NASHVILLE, Tenn. — Saint Stephen: It's the name of a Grateful Dead song, and it's the name of a new Germantown restaurant that's taken inspiration from the 1969 tune.
"There's a certain soul about it,” James Beard Award-winning chef RJ Cooper said of the Grateful Dead song. “It's like they're story tellers, and that's what restaurants and food should be, it's about telling a story."
Cooper said he wasn’t a fan of the Grateful Dead until he moved to Alaska where he found solace in listening to the band while skiing and experiencing the outdoors, but over the years, he’s found the relationship between all music and food.
"The creativity with music and food is very similar,” Cooper explained. "My songwriter friends tell me about lyrics into melodies into bridges and then the harmonization between them all: That's what you want your food to be."
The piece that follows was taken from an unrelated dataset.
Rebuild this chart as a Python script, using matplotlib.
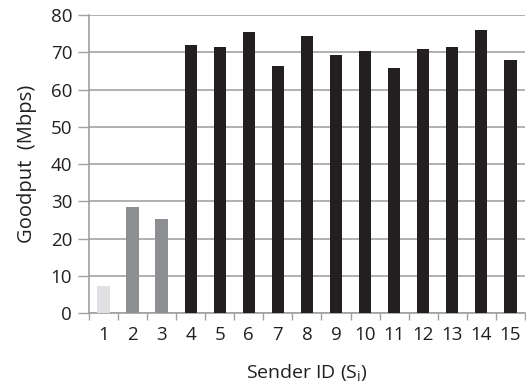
import matplotlib
matplotlib.use("Agg")
import matplotlib.pyplot as plt
from matplotlib.ticker import FixedLocator
import numpy as np

senders = [str(i) for i in range(1, 16)]
goodput = [7.2, 28.4, 25.4, 71.9, 71.4, 75.4, 66.3, 74.4, 69.3, 70.3, 65.8, 70.9, 71.4, 76.0, 67.9]
colors = ["#e1e1e3", "#8d8e91", "#8d8e91"] + ["#231f20"] * 12

plt.rcParams['font.family'] = ['Open Sans', 'DejaVu Sans']

fig = plt.figure(figsize=(5.26, 3.88), dpi=100)
ax = fig.add_axes([0.169, 0.193, 0.829, 0.768])

x = np.arange(len(senders))
ax.bar(x, goodput, width=0.42, color=colors, zorder=3)

ax.set_xlim(-0.5, len(senders) - 0.5)
ax.set_ylim(0, 80)
ax.set_yticks(range(0, 81, 10))
ax.set_xticks(x)
ax.set_xticklabels(senders)
ax.xaxis.set_minor_locator(FixedLocator(np.arange(-0.5, len(senders), 1.0)))
ax.tick_params(axis='x', which='major', length=0, labelsize=13.5, pad=9, labelcolor='#231f20')
ax.tick_params(axis='x', which='minor', length=5, color='#a0a0a0', width=1)
ax.tick_params(axis='y', length=8, color='#a0a0a0', width=1, labelsize=13.5, labelcolor='#231f20', pad=4)

ax.grid(axis='y', color='#a3a3a3', linewidth=1.2, zorder=0)
for s in ['top', 'right']:
    ax.spines[s].set_visible(False)
ax.spines['left'].set_color('#a0a0a0')
ax.spines['bottom'].set_color('#a0a0a0')
ax.spines['left'].set_linewidth(1.2)
ax.spines['bottom'].set_linewidth(1.2)

ax.set_ylabel('Goodput  (Mbps)', fontsize=14.5, color='#231f20', labelpad=10)
ax.set_xlabel('Sender ID (S$_\\mathregular{i}$)', fontsize=14, color='#231f20', labelpad=14)

fig.savefig('out.png', dpi=100)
At Saint Stephen, Cooper said the whole team will work together to create an enjoyable experience for all who decide to dine there.
“It takes a team to produce and to make great music. It takes a team to produce and to make a great restaurant experience.”
Saint Stephen took over the property at 1300 3rd Avenue North in Germantown where Mop/Broom Mess Hall used to be, and the new restaurant categorizes its food as “approachable fine dining."
"What does that mean?” Cooper questioned. “Come in flip flops and shorts and get really good food. There’s some cool stuff that we’re going to do in here. We’re taking a bar, we’re going to cut it in half and do an oyster bar and ham bar. Eventually we’ll get the hams and we’re going to slice them in front of you.”
While the food will be the major driver of the restaurant, Cooper wants the whole vibe to be one that people will enjoy.
"The bones of the space and the soul of the space is beautiful,” Cooper said while looking around his new restaurant, which he hopes will attract the Germantown crowd. “Just a lot of young professionals, creatives. They’re in to food, wine, and drinks. They go out 4 or 5 nights a week. We like those kinds of people.”
Beyond creating a unique atmosphere that combines food, music, and libations, Cooper said he aims to keep prices reasonable so that people can be regulars at the restaurant, trying all the food without losing all the money in their wallets.
"We're not going to crush you on a $38 entrée. We want people to come 3 or 4 times a month, or more, and make it a really cool neighborhood spot that has fine dining, but not pretentiousness."
Saint Stephen planned to host a soft-opening on Wednesday and Thursday before their grand opening on Friday.
Cooper said he plans to have a brunch offering at Saint Stephen as well.